IV. MADRASTRAS, SUEGRAS Y HERMANASTRAS: LAS QUE QUIEREN SER TÚ
COMO VEREMOS EN LOS CAPÍTULOS SIGUIENTES, no todos los monstruos y los malvados de los cuentos buscan la muerte del protagonista. Como reflejos fieles de la vida cotidiana, a veces las historias buscarán enviar el mensaje de que un ajuste de cuentas es tan doloroso como la traición a un país, que una madrastra puede arruinar la vida de una familia o que un amigo insidioso resulta peor que un enemigo en batalla.
En muchos de los cuentos de hadas más queridos por las niñas, la heroína no ha de enfrentarse a un lobo o a un monstruo. El enemigo se encuentra dentro de su propia familia, y es otra mujer, una adversaria formidable que la odia o la envidia, y que hará todo lo posible por acabar con la felicidad de la jovencita.
Quizá haya que matizar que esa rival es familia, pero no del todo. Las mujeres de los cuentos de hadas se ven obligadas a convivir con parientes que no son exactamente de sangre, sino hijos de otros matrimonios, o madrastras casadas en segundas nupcias. De manera curiosa, esta realidad, frecuente en siglos pasados, se ha reavivado ahora. Si en el siglo XVI la mortalidad infantil, las guerras y las muertes en partos originaban extrañas familias, en las que no era inusual que un hombre se casara dos o tres veces, para morir luego y dejar al cuidado de la última esposa a hijos de distintas mujeres, en la actualidad divorcios, emparejamientos y familias monoparentales son casi tan habituales como la estructura clásica de un matrimonio con hijos comunes.
Incluso si nos remontamos a épocas más remotas, la poligamia era una forma de familia absolutamente común y legal. Varias mujeres legales, concubinas o esclavas convivían bajo la férula del mismo hombre, y sus hijos poseían derechos legales cambiantes.
Fuera como fuese, estas familias convivían a diario con rivalidad, peleas, competencia fraterna y luchas a muerte por la preferencia del padre de familia. Para una madre podía ser cuestión, literalmente, de vida o muerte el que su hijo fuera reconocido por el padre como legítimo, el que tuviera derecho a herencia o no. Las hijas dependían del capricho o amor del mismo padre para lograr un matrimonio ventajoso; en una sociedad fuertemente jerarquizada, y de un machismo extremo, cuya herencia se nos ha transmitido en estas historias, el arte de sobrevivir en la familia dejaba chiquita cualquier negociación diplomática internacional.

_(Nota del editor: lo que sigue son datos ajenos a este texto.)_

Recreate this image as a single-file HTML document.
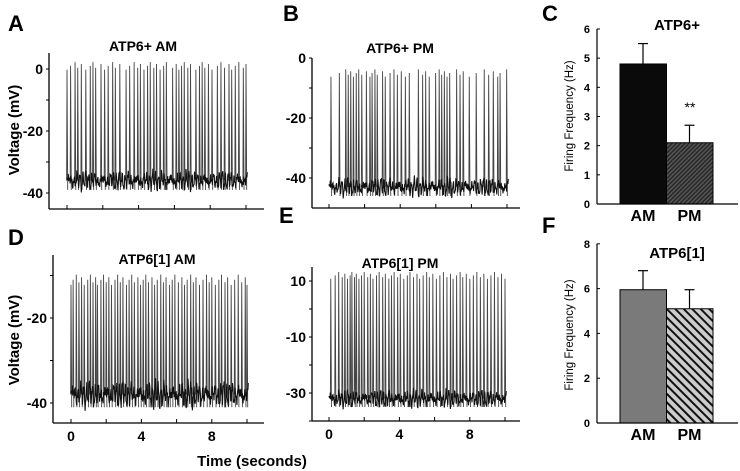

Las mujeres se encontraban no sólo con la limitación externa que afectaba a cada movimiento de su vida: se controlaba su cuerpo, su mente, su educación, su castidad, sus impulsos, sus iniciativas. Además, debían enfrentarse a la misoginia asumida por ellas mismas. Los textos literarios abundan en referencias al desprecio que las propias mujeres expresaban por su género: mentirosas, frívolas, incapaces de guardar un secreto, infieles, veleidosas… eran algunas de las perlas que se dedicaban a ellas mismas.
La competencia entre mujeres era, por lo tanto, una consecuencia natural de estas circunstancias y creencias. Por desgracia, no ha desaparecido. Muchas mujeres prefieren aliarse con varones antes que mostrar la más mínima solidaridad con otras. Detectan el origen del poder, que sigue siendo masculino, y se vinculan a él, con las mismas armas y con un comportamiento casi idéntico al de las madrastras de los cuentos de hadas.
En el fondo de esta conducta encontramos no sólo inseguridad, sino también una fuerte envidia, un deseo apenas disimulado de convertirse en la persona a la que se le hace la vida imposible. Bajo la excusa de educarla o de buscar su bien, se analizan las virtudes de la heroína: e, incapaces de emularla, se dedican a difamarla, destruirla o ridiculizarla.
Las madrastras distan mucho de ser estúpidas o ciegas: lo que las caracteriza es su profunda mediocridad, y una carencia absoluta de generosidad. No saben admirar, sólo sienten envidia. No conocen el pacto: sólo saben salirse con la suya. No aprenderán nunca, porque no muestran disposición para ello. En cuanto sea posible, las heroínas han de independizarse y buscar una casa propia. Una madrastra o una hermanastra cerca arruina cualquier logro vital, amarga lo cotidiano y ejerce una pésima influencia sobre quienes las rodean. El mejor castigo que pueden sufrir es ver a la princesa en su palacio y constatar que aquélla a la que hacían la vida imposible ni las necesita, ni las añora, ni las odia.